Old Faithful is named as such because it is very reliable. It erupts just about every 90 minutes, give or take. Many of the other much more powerful volcanoes that are there only erupt every 50 years, or 50,000 years, or even longer. They pack much more punch, but in our lifetime they are unlikely to erupt. The chances of it happening on your visit are not even something you can calculate. You are much more likely to win the lottery while being struck by lightening at the same time.
It had been a long trip by the time we arrived at Yellowstone and part of the purpose of the trip was to get my writing head together. While I had gotten some great new ideas and made some progress on the existing ones, it had not gone as well as I had hoped.
By the time I got to Yellowstone, I had to ask myself, why?
It is now 3 weeks later, and I have gotten some clarity there. Not that it helps me do better, just that I think I understand it now. Hopefully, understanding is the first step to getting better. They say it is. Only time will tell.
While we were in the waiting area biding our time until Old Faithful was due to erupt, we walked around the exhibits they have to explain the history of Yellowstone and why the certain attractions react as they do. With many of them, still much is not known for certain. With Old Faithful, it seems to be.

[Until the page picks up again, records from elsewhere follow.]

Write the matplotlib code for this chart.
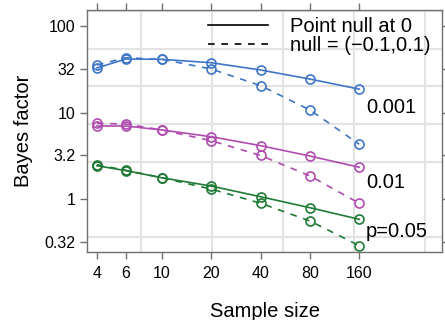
import matplotlib
matplotlib.use('Agg')
import matplotlib.pyplot as plt
from matplotlib.lines import Line2D
from matplotlib.ticker import FixedLocator, NullFormatter
import numpy as np

plt.rcParams['font.family'] = ['Liberation Sans', 'DejaVu Sans']

# sample sizes
n = [4, 6, 10, 20, 40, 80, 160]

# Bayes factors, point null at 0 (solid) and interval null (dashed)
bf001_point = [32.6, 41.4, 41.0, 37.5, 30.9, 24.3, 18.6]
bf001_int = [35.3, 42.8, 41.0, 31.7, 20.4, 10.7, 4.3]
bf01_point = [6.99, 6.99, 6.29, 5.26, 4.15, 3.15, 2.34]
bf01_int = [7.51, 7.37, 6.29, 4.73, 3.20, 1.86, 0.90]
bf05_point = [2.44, 2.14, 1.77, 1.42, 1.07, 0.80, 0.588]
bf05_int = [2.50, 2.16, 1.77, 1.31, 0.90, 0.562, 0.292]

labels = ['0.001', '0.01', 'p=0.05']
label_y = [11.3, 1.58, 0.431]
colors = ['#3f76c8', '#b04cb0', '#1f7a35']

yticks = [0.32, 1, 3.2, 10, 32, 100]

fig = plt.figure(figsize=(4.45, 3.2), dpi=100)
ax = fig.add_axes([0.1955, 0.2125, 0.7978, 0.7563])
ax.set_xscale('log')
ax.set_yscale('log')
ax.set_xlim(3.48, 512)
ax.set_ylim(0.247, 152)

series = [(bf001_point, bf001_int), (bf01_point, bf01_int), (bf05_point, bf05_int)]
for (pt, iv), c, lab, ly in zip(series, colors, labels, label_y):
    ax.plot(n, pt, '-', color=c, lw=1.2, marker='o', mfc='none', mec=c, ms=6.5, mew=1.2)
    ax.plot(n, iv, '--', color=c, lw=1.2, dashes=(4, 4), marker='o', mfc='none', mec=c, ms=6.5, mew=1.2)
    ax.text(176, ly, lab, fontsize=14.5, va='center', ha='left', color='black')

# grid at natural-log steps
ax.xaxis.set_minor_locator(FixedLocator(np.exp(np.arange(1, 7))))
ax.yaxis.set_minor_locator(FixedLocator(np.exp(np.arange(-2, 6))))
ax.xaxis.set_minor_formatter(NullFormatter())
ax.yaxis.set_minor_formatter(NullFormatter())
ax.grid(True, which='minor', color='#e3e3e3', lw=1.5)
ax.grid(False, which='major')
ax.set_axisbelow(True)

ax.set_xticks(n)
ax.set_xticklabels([str(v) for v in n])
ax.set_yticks(yticks)
ax.set_yticklabels(['0.32', '1', '3.2', '10', '32', '100'])
ax.tick_params(which='major', direction='out', length=5, width=1, color='#707070',
               labelsize=11.5, top=True, right=True, pad=3.5)
ax.tick_params(axis='x', which='major', pad=5)
ax.tick_params(which='minor', length=0)
for s in ax.spines.values():
    s.set_color('#707070')
    s.set_linewidth(1)

ax.set_xlabel('Sample size', fontsize=14.5, labelpad=15)
ax.set_ylabel('Bayes factor', fontsize=14.5, labelpad=8)

handles = [Line2D([], [], color='black', lw=1.2, ls='-'),
           Line2D([], [], color='black', lw=1.2, ls='--', dashes=(4, 4))]
ax.legend(handles, ['Point null at 0', 'null = (\u22120.1,0.1)'],
          loc='upper right', bbox_to_anchor=(0.99, 1.005), frameon=False,
          fontsize=14.5, handlelength=2.95, handletextpad=1.1,
          labelspacing=0.0, borderaxespad=0.0)

fig.savefig('out.png', dpi=100)
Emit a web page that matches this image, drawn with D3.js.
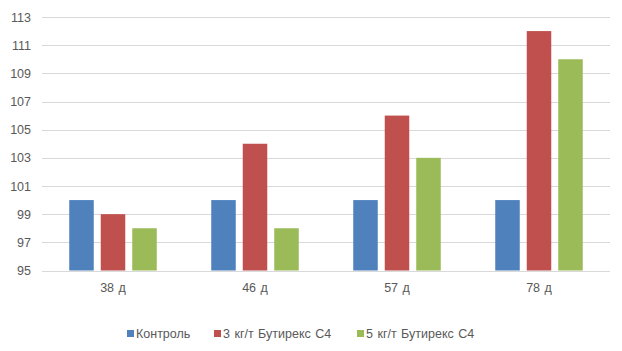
<!DOCTYPE html>
<html>
<head>
<meta charset="utf-8">
<script src="https://cdn.jsdelivr.net/npm/d3@7"></script>
<style>
  body { margin: 0; background: #fff; }
  text { font-family: "Liberation Sans", Arial, sans-serif; fill: #595959; }
</style>
</head>
<body>
<div class="chart"></div>
<script>
const categories = ['38 д', '46 д', '57 д', '78 д'];
const seriesNames = ['Контроль', '3 кг/т Бутирекс С4', '5 кг/т Бутирекс С4'];
const kontrol = [100, 100, 100, 100];
const but3 = [99, 104, 106, 112];
const but5 = [98, 98, 103, 110];
const yTicks = [95, 97, 99, 101, 103, 105, 107, 109, 111, 113];
const colors = ['#4F81BD', '#C0504D', '#9BBB59'];

const width = 622, height = 351;
const margin = {top: 17, right: 12, bottom: 81, left: 42};
const series = [kontrol, but3, but5];

const svg = d3.select('.chart').append('svg')
    .attr('width', width)
    .attr('height', height);

const x0 = d3.scaleBand()
    .domain(categories)
    .range([margin.left, width - margin.right])
    .padding(0);

const x1 = d3.scaleBand()
    .domain(d3.range(series.length))
    .range([0, x0.bandwidth()])
    .paddingInner(0.222)
    .paddingOuter(0.865);

const y = d3.scaleLinear()
    .domain([95, 113])
    .range([height - margin.bottom + 0.5, margin.top]);

// grid
svg.append('g')
    .selectAll('line')
    .data(yTicks)
    .enter().append('line')
    .attr('x1', margin.left)
    .attr('x2', width - margin.right)
    .attr('y1', d => Math.round(y(d)) + 0.5)
    .attr('y2', d => Math.round(y(d)) + 0.5)
    .style('stroke', '#d9d9d9')
    .style('stroke-width', 1);

// y labels
svg.append('g')
    .selectAll('text')
    .data(yTicks)
    .enter().append('text')
    .attr('x', 31)
    .attr('y', d => y(d) + 4.5)
    .attr('text-anchor', 'end')
    .style('font-size', '12.5px')
    .text(d => d);

// bars
const groups = svg.append('g')
    .selectAll('g')
    .data(categories)
    .enter().append('g')
    .attr('transform', d => 'translate(' + x0(d) + ',0)');

groups.selectAll('rect')
    .data((c, ci) => series.map((s, si) => ({si, v: s[ci]})))
    .enter().append('rect')
    .attr('x', d => x1(d.si))
    .attr('width', x1.bandwidth())
    .attr('y', d => y(d.v))
    .attr('height', d => y(95) - y(d.v))
    .style('fill', d => colors[d.si]);

// x labels
svg.append('g')
    .selectAll('text')
    .data(categories)
    .enter().append('text')
    .attr('x', d => x0(d) + x0.bandwidth() / 2)
    .attr('y', 292)
    .attr('text-anchor', 'middle')
    .style('font-size', '12.5px')
    .style('word-spacing', '1px')
    .text(d => d);

// legend
const legendX = [127, 214, 357];
const legend = svg.append('g')
    .selectAll('g')
    .data(seriesNames)
    .enter().append('g')
    .attr('transform', (d, i) => 'translate(' + legendX[i] + ',330)');

legend.append('rect')
    .attr('width', 7)
    .attr('height', 7)
    .style('fill', (d, i) => colors[i]);

legend.append('text')
    .attr('x', 9)
    .attr('y', 7.5)
    .style('font-size', '12.5px')
    .style('word-spacing', '1px')
    .text(d => d);
</script>
</body>
</html>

Old Faithful is a simple mini volcano. Pressure builds up in the space underneath the ground, water fills that spot, and when the pressure gets too great and there isn't enough space to hold the water, it erupts out and relieves that pressure, only to start the process over and over again. It is that consistent. Almost machine like.
Writing is sort of like that. Except for one thing. Yes, you feel that pressure build up as you get a new idea, or some inspiration to write. The problem is, once you release that pressure, it doesn't always instantly refill, like Old Faithful does. Once you release it from yourself, you can have that empty, dry, aimless feeling which fills in its place. The key is to find a way to always refill the pressure.
The writing bug is actually, in many cases, the direct opposite of Old Faithful. It is very unfaithful. It gives you a great gift, great hope, a great rush, then it just dries up and dies off. You have no idea when it will or might come back.
I think I have learned that I have to pay attention to what gets me to the pressure point and causes the eruption, so that the next time, and time after that I can fill that water up myself and constantly create the pressure that produces the kind of writing I want to do, that I know I can do.
In the heat of the moment, that isn't always easy, because you are so focused on the writing that you ignore the stimulus that got you started. But, on reflection, you must. At least for me, I must.
At the very least, I have to make a quick notation as to what got me to the point that caused the eruption so I can make it happen if it doesn't happen naturally, which it doesn't. Not enough.